Starting with the first line below, extract each line through the one that contains "W, H = 600, 558", inclusive, excluding pictures.
+++
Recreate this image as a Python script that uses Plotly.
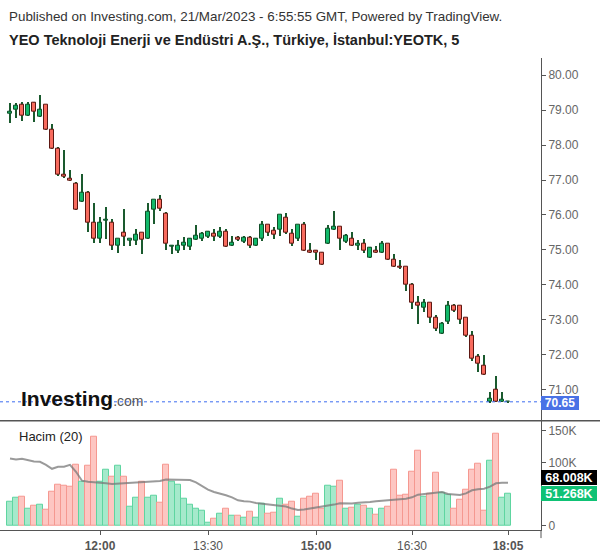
import plotly.graph_objects as go

W, H = 600, 558

# ---------------- data (5-minute candles, index based) ----------------
opens = [78.89, 79.01, 79.15, 78.84, 79.21, 78.81, 79.15, 78.44, 77.90, 77.16,
         77.04, 76.90, 76.39, 76.64, 75.79, 75.33, 75.84, 75.79, 75.13, 75.50,
         75.25, 75.25, 75.50, 75.33, 76.16, 76.44, 76.04, 75.10, 74.99, 75.12,
         75.10, 75.29, 75.31, 75.38, 75.46, 75.38, 75.51, 75.12, 75.34, 75.23,
         75.34, 75.12, 75.31, 75.71, 75.54, 75.57, 75.91, 75.46, 75.31, 75.71,
         74.98, 74.97, 74.91, 75.17, 75.59, 75.66, 75.23, 75.33, 75.13, 75.19,
         74.79, 74.99, 74.93, 75.19, 74.73, 74.53, 74.51, 73.99, 73.48, 73.34,
         73.48, 73.05, 72.60, 72.94, 73.40, 73.40, 73.05, 72.54, 71.94, 71.69,
         70.65, 71.00, 70.65, 70.645]
highs = [79.23, 79.21, 79.25, 79.24, 79.24, 79.44, 79.15, 78.62, 77.95, 77.86,
         77.31, 76.96, 77.19, 76.71, 76.36, 75.96, 76.25, 75.90, 75.33, 76.17,
         75.33, 75.60, 75.50, 76.36, 76.44, 76.57, 76.10, 75.14, 75.30, 75.39,
         75.34, 75.71, 75.51, 75.54, 75.60, 75.66, 75.60, 75.40, 75.40, 75.40,
         75.40, 75.36, 75.85, 75.71, 75.66, 76.00, 76.06, 75.60, 75.71, 75.80,
         75.20, 75.00, 74.94, 75.71, 76.11, 75.66, 75.46, 75.51, 75.30, 75.33,
         75.10, 75.13, 75.25, 75.19, 74.90, 74.71, 74.51, 74.05, 73.68, 73.59,
         73.48, 73.14, 72.94, 73.54, 73.45, 73.40, 73.05, 72.68, 72.03, 72.00,
         70.95, 71.40, 70.95, 70.65]
lows = [78.64, 78.78, 78.71, 78.83, 78.67, 78.81, 78.44, 77.90, 77.12, 77.07,
        76.98, 76.16, 76.39, 75.53, 75.22, 75.22, 75.33, 75.01, 74.93, 75.13,
        75.13, 75.16, 74.88, 75.33, 75.76, 76.13, 75.02, 74.88, 74.93, 75.00,
        75.01, 75.29, 75.26, 75.35, 75.26, 75.35, 75.10, 75.12, 75.26, 75.20,
        75.06, 75.12, 75.26, 75.40, 75.31, 75.40, 75.46, 75.12, 75.26, 74.98,
        74.92, 74.72, 74.58, 75.17, 75.57, 75.01, 75.20, 75.13, 75.02, 74.93,
        74.79, 74.93, 74.93, 74.73, 74.53, 74.47, 73.82, 73.31, 72.88, 73.22,
        72.91, 72.68, 72.60, 72.88, 73.22, 72.88, 72.51, 71.83, 71.52, 71.43,
        70.63, 70.65, 70.65, 70.645]
closes = [78.95, 79.14, 78.84, 79.15, 78.95, 79.01, 78.44, 77.90, 77.16, 77.10,
          76.98, 76.16, 76.64, 75.79, 75.33, 75.79, 75.85, 75.13, 75.33, 75.39,
          75.33, 75.45, 75.30, 76.10, 76.44, 76.19, 75.19, 75.11, 75.13, 75.20,
          75.31, 75.40, 75.46, 75.51, 75.38, 75.51, 75.10, 75.20, 75.29, 75.34,
          75.12, 75.31, 75.71, 75.48, 75.43, 76.00, 75.48, 75.17, 75.71, 74.98,
          74.92, 74.91, 74.58, 75.60, 75.66, 75.31, 75.40, 75.13, 75.19, 74.99,
          75.05, 74.93, 75.19, 74.73, 74.53, 74.50, 73.99, 73.48, 73.40, 73.48,
          73.05, 72.74, 72.88, 73.40, 73.25, 73.00, 72.54, 71.89, 71.74, 71.43,
          70.75, 70.65, 70.70, 70.65]
volumes_k = [38.8, 44.6, 46.2, 27.3, 32.0, 33.6, 25.7, 54.0, 65.0, 63.5,
             61.9, 97.0, 69.8, 94.9, 141.0, 70.3, 88.6, 77.6, 94.9, 77.6,
             30.5, 44.6, 69.8, 44.6, 47.7, 36.7, 97.0, 70.3, 65.0, 43.6,
             33.6, 26.3, 24.7, 5.3, 10.5, 19.4, 26.3, 16.3, 16.3, 12.1,
             23.1, 12.1, 35.2, 19.4, 21.0, 43.6, 33.6, 38.8, 13.7, 43.6,
             46.2, 50.9, 26.3, 63.5, 61.9, 71.9, 26.3, 29.4, 33.6, 32.0,
             27.8, 17.9, 27.8, 30.5, 88.6, 47.7, 49.3, 86.0, 119.0, 46.2,
             50.9, 84.4, 52.5, 49.3, 27.8, 42.0, 57.7, 88.6, 98.6, 24.7,
             102.8, 145.8, 44.6, 51.268]
volume_ma_k = [106.4, 104.9, 105.9, 103.3, 101.7, 101.2, 96.5, 90.2, 93.4, 93.4,
               96.5, 85.5, 71.4, 69.8, 69.3, 68.2, 67.2, 66.1, 66.6, 67.2,
               67.2, 67.7, 68.2, 68.7, 69.3, 70.8, 73.4, 73.4, 73.5, 72.9,
               72.4, 68.7, 63.5, 57.2, 53.5, 51.4, 48.3, 45.1, 40.4, 38.8,
               38.3, 36.2, 35.2, 34.1, 32.5, 31.5, 30.5, 27.3, 25.2, 25.7,
               27.3, 28.3, 29.4, 31.5, 33.6, 35.7, 35.7, 35.5, 36.7, 37.8,
               37.8, 38.8, 39.4, 39.9, 41.5, 42.0, 43.0, 45.1, 49.3, 50.4,
               51.4, 52.5, 53.5, 50.4, 49.8, 48.8, 51.4, 56.2, 57.7, 58.8,
               61.9, 67.2, 68.2, 68.008]
tick_index = [15, 33, 51, 67, 83]
tick_labels = ["12:00", "13:30", "15:00", "16:30", "18:05"]
bold_ticks = ["12:00", "15:00", "18:05"]
price_ticks = [71, 72, 73, 74, 75, 76, 77, 78, 79, 80]
volume_ticks_k = [0, 50, 100, 150]
volume_tick_labels = ["0", "", "100K", "150K"]   # 50K hidden behind the value tags
last_price = 70.65
last_volume_k = 51.268
last_ma_k = 68.008

# ---------------- helpers ----------------
def py(px):
    return 1 - px / H

def px_x(px):
    return px / W

FONT = "Liberation Sans, Arial, sans-serif"
n = len(opens)
xs = list(range(n))
up = [c >= o for o, c in zip(opens, closes)]

UP_FILL, UP_EDGE = "#12b96a", "#104d27"
DN_FILL, DN_EDGE = "#f86b5e", "#5e1712"
WICK = "#1a5a2e"
VUP_FILL, VUP_EDGE = "#a5e9cb", "#5ed5a0"
VDN_FILL, VDN_EDGE = "#fdc6c2", "#f59890"

fig = go.Figure()

# wicks
fig.add_trace(go.Bar(
    x=xs, base=lows, y=[h - l for h, l in zip(highs, lows)],
    width=0.18, marker=dict(color=WICK, line=dict(width=0)),
    yaxis="y", xaxis="x", hoverinfo="skip", showlegend=False))

# bodies
fig.add_trace(go.Bar(
    x=xs, base=[min(o, c) for o, c in zip(opens, closes)],
    y=[max(abs(c - o), 0.012) for o, c in zip(opens, closes)],
    width=0.72,
    marker=dict(color=[UP_FILL if u else DN_FILL for u in up],
                line=dict(color=[UP_EDGE if u else DN_EDGE for u in up], width=1)),
    yaxis="y", xaxis="x", showlegend=False))

# volume
fig.add_trace(go.Bar(
    x=xs, y=volumes_k, width=0.86,
    marker=dict(color=[VUP_FILL if u else VDN_FILL for u in up],
                line=dict(color=[VUP_EDGE if u else VDN_EDGE for u in up], width=1)),
    yaxis="y2", xaxis="x", showlegend=False))

fig.add_trace(go.Scatter(
    x=xs, y=volume_ma_k, mode="lines",
    line=dict(color="rgba(120,120,120,0.75)", width=2),
    yaxis="y2", xaxis="x", showlegend=False))

# price scale: 80 -> 75.7px, 71 -> 391.7px
ppu = (391.7 - 75.7) / 9.0
p_top = 80 + (75.7 - 58) / ppu
p_bot = 80 - (423 - 75.7) / ppu
# volume scale: 0 -> 528.7px, 150K -> 433.3px
vpk = (528.7 - 433.3) / 150.0
v_top = (528.7 - 423) / vpk
v_bot = (528.7 - 533) / vpk

x_dom_r = 541 / W
x_left = -10 / 6.0
x_right = x_left + 541 / 6.0

fig.update_layout(
    width=W, height=H,
    margin=dict(l=0, r=0, t=0, b=0),
    paper_bgcolor="white", plot_bgcolor="white",
    barmode="overlay", bargap=0,
    font=dict(family=FONT, size=12, color="#555"),
    xaxis=dict(domain=[0, x_dom_r], range=[x_left, x_right], anchor="y2",
               showgrid=False, zeroline=False, showline=True,
               linecolor="#555", linewidth=1,
               tickmode="array", tickvals=tick_index,
               ticktext=["<b>%s</b>" % t if t in bold_ticks else t for t in tick_labels],
               ticks="outside", ticklen=4, tickcolor="#555",
               tickfont=dict(size=12, color="#555", family=FONT)),
    yaxis=dict(domain=[py(423), py(58)], range=[p_bot, p_top], side="right",
               anchor="x", showgrid=False, zeroline=False, showline=True,
               linecolor="#555", linewidth=1,
               tickmode="array", tickvals=price_ticks,
               ticktext=["%.2f" % v for v in price_ticks],
               ticks="outside", ticklen=4, tickcolor="#555",
               tickfont=dict(size=12, color="#666", family=FONT)),
    yaxis2=dict(domain=[py(533), py(423)], range=[v_bot, v_top], side="right",
                anchor="x", showgrid=False, zeroline=False, showline=True,
                linecolor="#555", linewidth=1,
                tickmode="array", tickvals=volume_ticks_k, ticktext=volume_tick_labels,
                ticks="outside", ticklen=4, tickcolor="#555",
                tickfont=dict(size=12, color="#666", family=FONT)),
)

shapes = [
    # pane separator
    dict(type="line", xref="paper", yref="paper", x0=0, x1=1, y0=py(423), y1=py(423),
         line=dict(color="#555", width=1.5)),
    # axis line extension under bottom axis
    dict(type="line", xref="paper", yref="paper", x0=x_dom_r, x1=x_dom_r,
         y0=py(541), y1=py(533), line=dict(color="#555", width=1)),
    # last price dashed line
    dict(type="line", xref="paper", yref="y", x0=0, x1=x_dom_r, y0=last_price, y1=last_price,
         line=dict(color="#3d6cf0", width=1, dash="dot")),
]
fig.update_layout(shapes=shapes)

ann = []
ann.append(dict(text="Published on Investing.com, 21/Mar/2023 - 6:55:55 GMT, Powered by TradingView.",
                xref="paper", yref="paper", x=px_x(7), y=py(17), xanchor="left", yanchor="middle",
                showarrow=False, font=dict(family=FONT, size=13.4, color="#333")))
ann.append(dict(text="<b>YEO Teknoloji Enerji ve Endüstri A.Ş., Türkiye, İstanbul:YEOTK, 5</b>",
                xref="paper", yref="paper", x=px_x(7), y=py(40), xanchor="left", yanchor="middle",
                showarrow=False, font=dict(family=FONT, size=14.5, color="#222")))
ann.append(dict(text="Hacim (20)", xref="paper", yref="paper", x=px_x(17), y=py(439),
                xanchor="left", yanchor="middle", showarrow=False,
                font=dict(family=FONT, size=13, color="#222")))
ann.append(dict(text="<b>Investing</b><span style='font-size:14px;color:#555'>.com</span>",
                xref="paper", yref="paper", x=px_x(19), y=py(401), xanchor="left", yanchor="middle",
                showarrow=False, font=dict(family=FONT, size=21, color="#111")))
# right-side value tags
ann.append(dict(text="<b>%.2f</b>" % last_price, xref="paper", yref="y", x=x_dom_r, y=last_price,
                xanchor="left", yanchor="middle", showarrow=False, bgcolor="#4a72e6",
                width=38, height=14, yshift=-1, align="center",
                borderpad=0, borderwidth=0, font=dict(family=FONT, size=12, color="white")))
ann.append(dict(text="<b>%.3fK</b>" % last_ma_k, xref="paper", yref="paper", x=x_dom_r, y=py(480.3),
                xanchor="left", yanchor="middle", showarrow=False, bgcolor="#000000",
                width=56, height=15, align="center",
                borderpad=0, borderwidth=0, font=dict(family=FONT, size=12.5, color="white")))
ann.append(dict(text="<b>%.3fK</b>" % last_volume_k, xref="paper", yref="paper", x=x_dom_r, y=py(496.3),
                xanchor="left", yanchor="middle", showarrow=False, bgcolor="#0fc275",
                width=56, height=15, align="center",
                borderpad=0, borderwidth=0, font=dict(family=FONT, size=12.5, color="white")))
fig.update_layout(annotations=ann)

fig.write_html("out.html")
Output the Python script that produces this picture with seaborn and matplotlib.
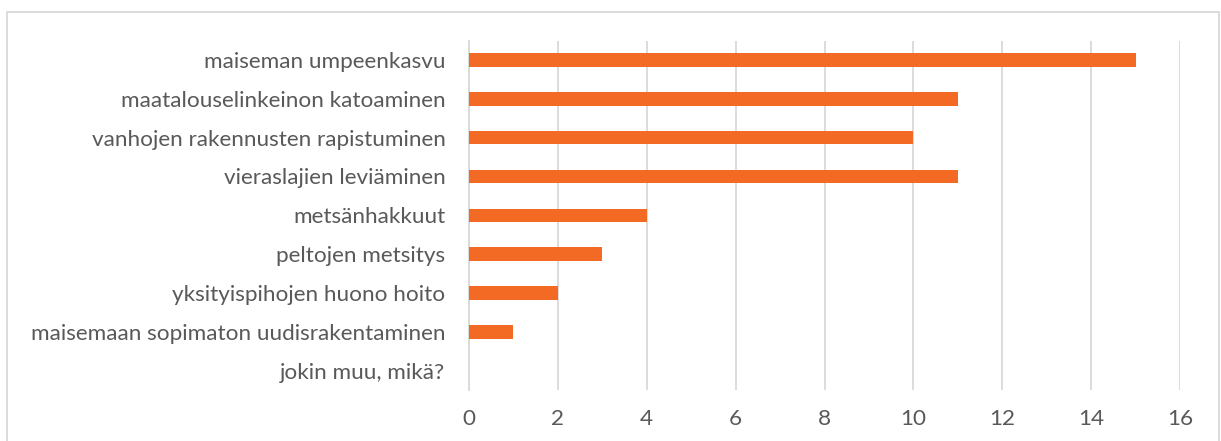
import matplotlib
matplotlib.use("Agg")
import matplotlib.pyplot as plt
import seaborn as sns
import pandas as pd
from matplotlib.patches import Rectangle

categories = [
    "maiseman umpeenkasvu",
    "maatalouselinkeinon katoaminen",
    "vanhojen rakennusten rapistuminen",
    "vieraslajien leviäminen",
    "metsänhakkuut",
    "peltojen metsitys",
    "yksityispihojen huono hoito",
    "maisemaan sopimaton uudisrakentaminen",
    "jokin muu, mikä?",
]
values = [15, 11, 10, 11, 4, 3, 2, 1, 0]
xticks = [0, 2, 4, 6, 8, 10, 12, 14, 16]

sns.set_theme(style="white")
plt.rcParams["font.family"] = ["Lato", "DejaVu Sans"]

df = pd.DataFrame({"cat": categories, "val": values})

fig = plt.figure(figsize=(12.21, 4.41), dpi=100)
W, H = 1221, 441
ax = fig.add_axes([469 / W, 1 - 390 / H, (1180 - 469) / W, (390 - 40.6) / H])

sns.barplot(data=df, x="val", y="cat", orient="h", color="#F26A24",
            saturation=1, width=0.35, linewidth=0, ax=ax, zorder=3)

ax.set_xlim(0, 16)
ax.set_xticks(xticks)
ax.set_xticklabels([str(t) for t in xticks])
ax.set_xlabel("")
ax.set_ylabel("")
ax.grid(axis="x", color="#D9D9D9", linewidth=1.3, zorder=0)
ax.grid(axis="y", visible=False)
for s in ["top", "right", "bottom"]:
    ax.spines[s].set_visible(False)
ax.spines["left"].set_color("#D9D9D9")
ax.spines["left"].set_linewidth(1.3)
ax.tick_params(axis="y", length=0, pad=17, labelsize=16.2, labelcolor="#595959")
ax.tick_params(axis="x", length=0, pad=14, labelsize=16.2, labelcolor="#595959")

fig.patches.append(Rectangle((6.5 / W, -0.05), (1219 - 6.5) / W, 1 - 12 / H + 0.05,
                             transform=fig.transFigure, fill=False,
                             edgecolor="#D9D9D9", linewidth=1.3))

fig.savefig("out.png", dpi=100)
+++
Answer to this problem >>
Recreate this image as a Python script that uses Plotly.
import plotly.graph_objects as go

W, H = 600, 558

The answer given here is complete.